A sharp 45% drop hits Hyperliquid’s SpaceX pre-IPO contracts, erasing $1.5 million in liquidated positions

A sharp selloff in a SpaceX-linked crypto contract triggered a cascade of retail liquidations, highlighting how thin liquidity can exaggerate price moves in synthetic derivatives markets.

Hyperliquid’s SPACEX-USDH perpetual contract experienced a violent flash crash on Thursday, falling from $2,277 to a low of $1,254 in roughly 30 minutes — a near 45% decline — before rebounding to around $2,169. According to Hyperliquid data, the move liquidated 405 users across 1,393 positions, resulting in about $1.51 million in notional losses.

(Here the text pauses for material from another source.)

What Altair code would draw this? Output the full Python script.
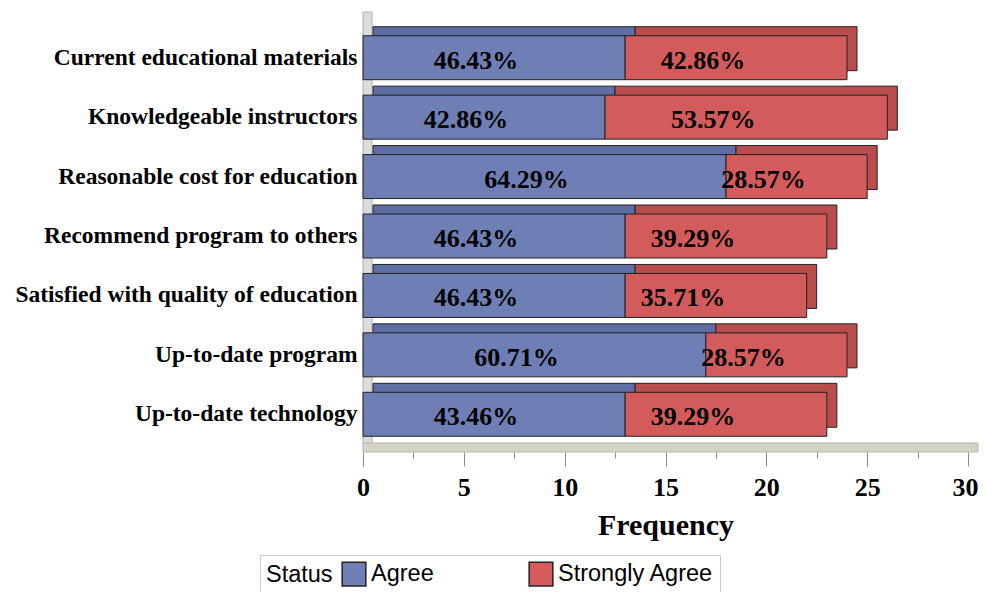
import altair as alt
import pandas as pd

categories = [
    "Current educational materials",
    "Knowledgeable instructors",
    "Reasonable cost for education",
    "Recommend program to others",
    "Satisfied with quality of education",
    "Up-to-date program",
    "Up-to-date technology",
]
agree = [13, 12, 18, 13, 13, 17, 13]
strongly = [11, 14, 7, 10, 9, 7, 10]
agree_pct = ["46.43%", "42.86%", "64.29%", "46.43%", "46.43%", "60.71%", "43.46%"]
strongly_pct = ["42.86%", "53.57%", "28.57%", "39.29%", "35.71%", "28.57%", "39.29%"]
statuses = ["Agree", "Strongly Agree"]
x_ticks = [0, 2.5, 5, 7.5, 10, 12.5, 15, 17.5, 20, 22.5, 25, 27.5, 30]

rows = []
for c, a, s, ap, sp in zip(categories, agree, strongly, agree_pct, strongly_pct):
    rows.append({"cat": c, "status": "Agree", "start": 0, "end": a, "mid": a / 2, "label": ap})
    rows.append({"cat": c, "status": "Strongly Agree", "start": a, "end": a + s, "mid": a + s / 2, "label": sp})
df = pd.DataFrame(rows)

W, H = 605, 416
front_colors = ["#6f7fb6", "#d35b5b"]
back_colors = ["#5e6da4", "#b94c4c"]
serif = "Liberation Serif"

y_enc = alt.Y(
    "cat:N",
    sort=categories,
    scale=alt.Scale(paddingInner=0.26, paddingOuter=0.13),
    axis=alt.Axis(
        title=None, domain=False, ticks=False, labelPadding=6,
        labelFont=serif, labelFontWeight="bold", labelFontSize=23.5,
        labelColor="black", labelLimit=400,
    ),
)
x_scale = alt.Scale(domain=[0, 30], nice=False)

base = alt.Chart(df)

wall = alt.Chart(pd.DataFrame({"a": [0]})).mark_rect(
    color="#dcdcdc", stroke="#b0b0b0", strokeWidth=1
).encode(x=alt.value(0), x2=alt.value(9), y=alt.value(-16), y2=alt.value(H))

floor = alt.Chart(pd.DataFrame({"a": [0]})).mark_rect(
    color="#d5d2c6", stroke="#b8b5aa", strokeWidth=1
).encode(x=alt.value(0), x2=alt.value(W + 10), y=alt.value(H - 1), y2=alt.value(H + 8))

back = base.mark_bar(
    xOffset=10, x2Offset=10, yOffset=-9, y2Offset=-9,
    stroke="#222222", strokeWidth=1,
).encode(
    y=y_enc,
    x=alt.X("start:Q", scale=x_scale),
    x2="end:Q",
    color=alt.Color("status:N", scale=alt.Scale(domain=statuses, range=back_colors), legend=None),
)

front = base.mark_bar(stroke="#222222", strokeWidth=1).encode(
    y=y_enc,
    x=alt.X(
        "start:Q",
        scale=x_scale,
        axis=alt.Axis(
            values=x_ticks,
            title="Frequency",
            titleFont=serif, titleFontSize=30, titleFontWeight="bold",
            titleColor="black", titlePadding=10,
            labelFont=serif, labelFontSize=26, labelFontWeight="bold",
            labelColor="black", labelPadding=8, labelFlush=False,
            labelAlign={"condition": {"test": "datum.value == 30", "value": "right"}, "value": "center"},
            labelOffset={"condition": {"test": "datum.value == 30", "value": 10}, "value": 0},
            labelExpr="datum.value % 5 == 0 ? datum.label : ''",
            domain=False, grid=False, offset=8,
            tickColor="#8a8a8a",
            tickSize={"condition": {"test": "datum.value % 5 == 0", "value": 14}, "value": 6},
        ),
    ),
    x2="end:Q",
    color=alt.Color(
        "status:N",
        scale=alt.Scale(domain=statuses, range=front_colors),
        legend=alt.Legend(
            title="Status", orient="none", legendX=-103, legendY=527,
            direction="horizontal", titleOrient="left",
            titleFont="Liberation Sans", titleFontSize=23.5, titleFontWeight="normal",
            titleColor="black", titlePadding=8,
            labelFont="Liberation Sans", labelFontSize=23.5, labelColor="black",
            symbolType="square", symbolSize=560, symbolStrokeColor="#222222",
            symbolStrokeWidth=1.5, symbolOpacity=1, columnPadding=92,
            strokeColor="#cccccc", fillColor="white", padding=6,
        ),
    ),
)

text_agree = base.transform_filter(alt.datum.status == "Agree").mark_text(
    font=serif, fontSize=26, fontWeight="bold", color="black", dx=-18, dy=3
).encode(y=y_enc, x=alt.X("mid:Q", scale=x_scale), text="label:N")

text_strong = base.transform_filter(alt.datum.status == "Strongly Agree").mark_text(
    font=serif, fontSize=26, fontWeight="bold", color="black", dx=-33, dy=3
).encode(y=y_enc, x=alt.X("mid:Q", scale=x_scale), text="label:N")

chart = alt.layer(wall, floor, back, front, text_agree, text_strong).resolve_scale(
    color="independent"
).properties(
    width=W, height=H,
    autosize=alt.AutoSizeParams(type="none"),
    padding={"left": 355, "top": 20, "right": 11, "bottom": 150},
).configure_view(stroke=None)

chart.save("out.html", embed_options={"renderer": "svg", "actions": False})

The magnitude of the move was amplified by extremely shallow liquidity conditions. In the 24 hours prior, the contract recorded only $4.87 million in trading volume against open interest of under $2.9 million, leaving limited depth in the order book. When selling pressure hit, the imbalance accelerated the liquidation cascade.

Positioning data suggests a predominantly retail participant base. The median liquidated position carried just $31 in margin, indicating small accounts using leverage with minimal protection against sharp volatility.

The SPACEX-USDH contract is a synthetic perpetual instrument designed to reflect market expectations of SpaceX’s private valuation. Because SpaceX is not publicly traded, traders use the contract to speculate on its implied valuation ahead of any potential IPO.

Unlike perpetual futures tied to highly liquid assets such as bitcoin or ether, the contract lacks a deep underlying spot market. While SpaceX shares do trade in restricted secondary markets, access is limited to accredited investors, leaving the crypto instrument without a broad, continuously priced reference.

At settlement, the contract’s mark price of $2,132 still stood more than $220 above the oracle reference price of $1,908, indicating that even after the crash, the market continued to price in a premium relative to external valuation benchmarks.